Any updates on letsencrypt certs not renewing automatically?

Another example that caused me a heart attack for about an hour that was caused by a non renewing certificate.

In an environment with two PBXact servers in a redundancy configuration using the Advanced Recovery module, starting at midnight tonight the primary server’s asterisk wouldn’t stay running for more than two minutes. Nothing we did would ensure that asterisk stayed up. We would watch it start up after running asterisk -vvvc and then a minute into the startup procedure we would see it getting shut down. It wasn’t crashing or freezing up, asterisk was simply going through the shutdown procedure and then when we checked right after there was no running asterisk on the primary system to process calls.

Restarting the system would make no difference either.
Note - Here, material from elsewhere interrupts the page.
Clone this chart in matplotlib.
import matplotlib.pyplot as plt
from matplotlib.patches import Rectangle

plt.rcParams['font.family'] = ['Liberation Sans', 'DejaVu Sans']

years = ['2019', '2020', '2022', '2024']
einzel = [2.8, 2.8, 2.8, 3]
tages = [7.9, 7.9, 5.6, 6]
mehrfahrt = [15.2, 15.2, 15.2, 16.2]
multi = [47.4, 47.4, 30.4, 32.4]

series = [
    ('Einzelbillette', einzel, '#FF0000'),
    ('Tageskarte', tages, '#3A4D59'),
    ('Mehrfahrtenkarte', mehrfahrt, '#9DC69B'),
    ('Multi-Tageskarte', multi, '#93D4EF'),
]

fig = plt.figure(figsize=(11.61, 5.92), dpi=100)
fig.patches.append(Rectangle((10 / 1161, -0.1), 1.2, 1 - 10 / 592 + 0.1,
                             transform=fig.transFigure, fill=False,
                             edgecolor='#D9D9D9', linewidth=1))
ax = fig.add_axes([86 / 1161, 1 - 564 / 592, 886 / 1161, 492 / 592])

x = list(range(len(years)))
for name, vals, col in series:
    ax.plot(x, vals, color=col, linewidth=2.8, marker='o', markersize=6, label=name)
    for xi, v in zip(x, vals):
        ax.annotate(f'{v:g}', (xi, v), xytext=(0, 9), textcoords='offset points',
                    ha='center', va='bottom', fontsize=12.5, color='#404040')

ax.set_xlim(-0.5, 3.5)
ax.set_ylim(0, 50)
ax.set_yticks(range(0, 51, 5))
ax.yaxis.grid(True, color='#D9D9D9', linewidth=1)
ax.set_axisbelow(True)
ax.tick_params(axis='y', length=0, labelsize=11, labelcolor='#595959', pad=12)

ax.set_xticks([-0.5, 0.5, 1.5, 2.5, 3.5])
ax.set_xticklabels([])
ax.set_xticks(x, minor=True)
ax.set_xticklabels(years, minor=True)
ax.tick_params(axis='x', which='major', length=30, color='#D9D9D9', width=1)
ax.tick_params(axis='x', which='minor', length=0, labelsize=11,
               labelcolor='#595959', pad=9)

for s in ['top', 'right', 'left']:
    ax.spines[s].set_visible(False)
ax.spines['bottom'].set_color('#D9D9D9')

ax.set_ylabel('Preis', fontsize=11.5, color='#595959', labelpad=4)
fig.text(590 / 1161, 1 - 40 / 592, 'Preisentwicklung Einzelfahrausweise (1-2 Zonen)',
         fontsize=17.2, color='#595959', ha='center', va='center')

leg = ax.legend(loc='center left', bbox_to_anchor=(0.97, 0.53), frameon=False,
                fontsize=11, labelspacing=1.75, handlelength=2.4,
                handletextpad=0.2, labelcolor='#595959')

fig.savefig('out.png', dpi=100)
After about an hour of sheer panic we figured out that the certificate on the secondary unit was expired. It took us a while to think of checking on the secondary server because the problem was manifesting itself only on the primary.

The expired certificate caused heartbeat connectivity issues between the servers and basically was causing the secondary server to keep shutting down asterisk on the primary without really anything showing up in the asterisk full logs on the primary side (side note, it would be great if Advanced Recovery would somehow log that it was shutting down asterisk when it was shutting it down inside the asterisk full logs).

Again, it took us a while to consider checking anything related to the secondary server and Advanced Recovery because nothing obvious was showing up in the asterisk full logs of the primary.

Renewing the certificate on the secondary unit immediately resolved the issue.

No idea how we got unbelievably lucky that the expiration fell on a Sunday, the only day this environment is shut down and receives no calls so we had some breathing room to troubleshoot.

Confirmed that the cert renewal cron line 44 1 * * * /usr/sbin/fwconsole certificates --updateall -q 2>&1 >/dev/null is missing inside the /var/spool/cron/asterisk file on the affected systems.

Going to try adding just that line in manually and see if it disappears again.